What is asked:
Look below for the line containing "What Plotly code" and the line containing "fig = go.Figure()"; repeat exactly those two lines and all lines between them, and nothing else.

---- Record excerpts

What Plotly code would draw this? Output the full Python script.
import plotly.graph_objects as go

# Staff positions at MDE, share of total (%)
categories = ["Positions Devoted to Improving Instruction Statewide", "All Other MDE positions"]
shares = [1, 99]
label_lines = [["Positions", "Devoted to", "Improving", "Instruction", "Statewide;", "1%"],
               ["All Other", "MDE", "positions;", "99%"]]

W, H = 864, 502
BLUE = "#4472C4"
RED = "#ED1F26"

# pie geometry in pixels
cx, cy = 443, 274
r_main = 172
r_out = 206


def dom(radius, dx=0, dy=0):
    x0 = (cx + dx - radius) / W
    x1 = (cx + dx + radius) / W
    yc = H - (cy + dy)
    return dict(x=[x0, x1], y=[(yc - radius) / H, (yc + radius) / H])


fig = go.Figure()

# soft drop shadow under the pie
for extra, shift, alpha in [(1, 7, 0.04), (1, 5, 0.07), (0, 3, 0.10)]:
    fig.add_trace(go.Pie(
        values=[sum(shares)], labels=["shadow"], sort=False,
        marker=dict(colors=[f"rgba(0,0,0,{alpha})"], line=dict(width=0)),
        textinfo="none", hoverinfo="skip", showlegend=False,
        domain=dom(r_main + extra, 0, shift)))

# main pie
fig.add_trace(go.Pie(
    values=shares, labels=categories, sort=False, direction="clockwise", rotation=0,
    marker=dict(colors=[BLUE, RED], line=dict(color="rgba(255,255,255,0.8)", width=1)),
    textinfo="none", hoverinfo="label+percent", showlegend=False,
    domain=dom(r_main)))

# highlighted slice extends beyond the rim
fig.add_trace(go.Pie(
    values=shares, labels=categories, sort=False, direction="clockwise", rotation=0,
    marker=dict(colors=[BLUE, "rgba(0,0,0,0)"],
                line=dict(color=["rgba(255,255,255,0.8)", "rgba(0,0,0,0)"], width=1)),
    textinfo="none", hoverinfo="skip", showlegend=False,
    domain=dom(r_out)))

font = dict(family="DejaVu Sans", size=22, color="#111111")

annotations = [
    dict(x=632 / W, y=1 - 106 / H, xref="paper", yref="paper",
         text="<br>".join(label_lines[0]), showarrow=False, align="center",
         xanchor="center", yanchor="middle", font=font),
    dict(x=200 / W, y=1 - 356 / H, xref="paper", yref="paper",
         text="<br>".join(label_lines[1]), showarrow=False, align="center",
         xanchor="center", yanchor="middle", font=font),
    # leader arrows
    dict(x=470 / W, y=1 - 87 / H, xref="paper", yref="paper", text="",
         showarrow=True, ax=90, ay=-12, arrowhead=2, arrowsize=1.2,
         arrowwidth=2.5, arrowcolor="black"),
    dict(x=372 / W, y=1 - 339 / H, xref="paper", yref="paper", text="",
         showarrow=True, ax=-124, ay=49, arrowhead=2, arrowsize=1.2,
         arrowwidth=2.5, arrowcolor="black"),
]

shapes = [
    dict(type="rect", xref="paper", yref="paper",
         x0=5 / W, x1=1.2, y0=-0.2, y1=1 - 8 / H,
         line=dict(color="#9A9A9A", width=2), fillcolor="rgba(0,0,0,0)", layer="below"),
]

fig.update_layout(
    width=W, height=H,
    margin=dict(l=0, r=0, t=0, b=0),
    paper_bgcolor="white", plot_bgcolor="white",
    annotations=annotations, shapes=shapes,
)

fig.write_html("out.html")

--------
---- Record excerpts

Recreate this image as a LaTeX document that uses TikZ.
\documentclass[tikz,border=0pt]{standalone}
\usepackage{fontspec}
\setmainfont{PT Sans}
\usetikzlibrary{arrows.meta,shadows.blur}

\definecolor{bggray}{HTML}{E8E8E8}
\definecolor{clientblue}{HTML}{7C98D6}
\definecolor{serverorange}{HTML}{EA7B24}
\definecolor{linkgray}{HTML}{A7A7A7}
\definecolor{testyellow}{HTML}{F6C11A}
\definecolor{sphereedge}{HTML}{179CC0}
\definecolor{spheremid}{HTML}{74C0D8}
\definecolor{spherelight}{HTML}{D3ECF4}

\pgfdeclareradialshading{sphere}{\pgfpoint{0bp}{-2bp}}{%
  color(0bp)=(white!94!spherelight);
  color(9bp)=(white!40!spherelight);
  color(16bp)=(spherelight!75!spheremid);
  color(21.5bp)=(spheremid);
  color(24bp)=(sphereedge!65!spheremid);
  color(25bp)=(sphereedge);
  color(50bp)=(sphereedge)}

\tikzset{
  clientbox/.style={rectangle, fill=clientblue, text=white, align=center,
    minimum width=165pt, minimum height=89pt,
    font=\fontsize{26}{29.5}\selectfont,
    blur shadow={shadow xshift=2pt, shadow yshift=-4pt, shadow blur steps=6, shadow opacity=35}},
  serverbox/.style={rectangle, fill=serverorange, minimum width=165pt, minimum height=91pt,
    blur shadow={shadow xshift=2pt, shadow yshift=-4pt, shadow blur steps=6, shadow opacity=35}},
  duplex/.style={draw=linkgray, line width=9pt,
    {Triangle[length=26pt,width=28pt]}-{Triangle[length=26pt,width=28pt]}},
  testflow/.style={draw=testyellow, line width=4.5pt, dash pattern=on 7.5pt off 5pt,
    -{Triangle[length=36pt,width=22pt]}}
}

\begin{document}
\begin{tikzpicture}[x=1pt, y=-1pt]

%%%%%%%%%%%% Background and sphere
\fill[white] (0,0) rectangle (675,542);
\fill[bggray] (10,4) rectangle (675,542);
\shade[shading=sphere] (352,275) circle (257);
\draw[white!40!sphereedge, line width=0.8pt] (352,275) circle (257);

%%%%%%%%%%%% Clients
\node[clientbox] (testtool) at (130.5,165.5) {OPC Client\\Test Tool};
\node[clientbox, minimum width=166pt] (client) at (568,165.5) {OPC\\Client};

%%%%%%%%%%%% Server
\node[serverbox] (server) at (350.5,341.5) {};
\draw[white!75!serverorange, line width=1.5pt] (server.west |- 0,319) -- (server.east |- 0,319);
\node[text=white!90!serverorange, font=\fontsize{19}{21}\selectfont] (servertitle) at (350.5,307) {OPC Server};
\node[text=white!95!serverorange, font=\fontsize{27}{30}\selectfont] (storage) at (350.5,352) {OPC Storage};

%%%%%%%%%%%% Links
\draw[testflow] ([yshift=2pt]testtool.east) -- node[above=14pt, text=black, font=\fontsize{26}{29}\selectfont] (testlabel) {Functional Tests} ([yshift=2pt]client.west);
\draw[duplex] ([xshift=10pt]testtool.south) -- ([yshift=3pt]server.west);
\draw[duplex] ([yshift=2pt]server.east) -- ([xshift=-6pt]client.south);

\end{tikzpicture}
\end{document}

--------

Answer for this exercise:
What Plotly code would draw this? Output the full Python script.
import plotly.graph_objects as go

# Staff positions at MDE, share of total (%)
categories = ["Positions Devoted to Improving Instruction Statewide", "All Other MDE positions"]
shares = [1, 99]
label_lines = [["Positions", "Devoted to", "Improving", "Instruction", "Statewide;", "1%"],
               ["All Other", "MDE", "positions;", "99%"]]

W, H = 864, 502
BLUE = "#4472C4"
RED = "#ED1F26"

# pie geometry in pixels
cx, cy = 443, 274
r_main = 172
r_out = 206


def dom(radius, dx=0, dy=0):
    x0 = (cx + dx - radius) / W
    x1 = (cx + dx + radius) / W
    yc = H - (cy + dy)
    return dict(x=[x0, x1], y=[(yc - radius) / H, (yc + radius) / H])


fig = go.Figure()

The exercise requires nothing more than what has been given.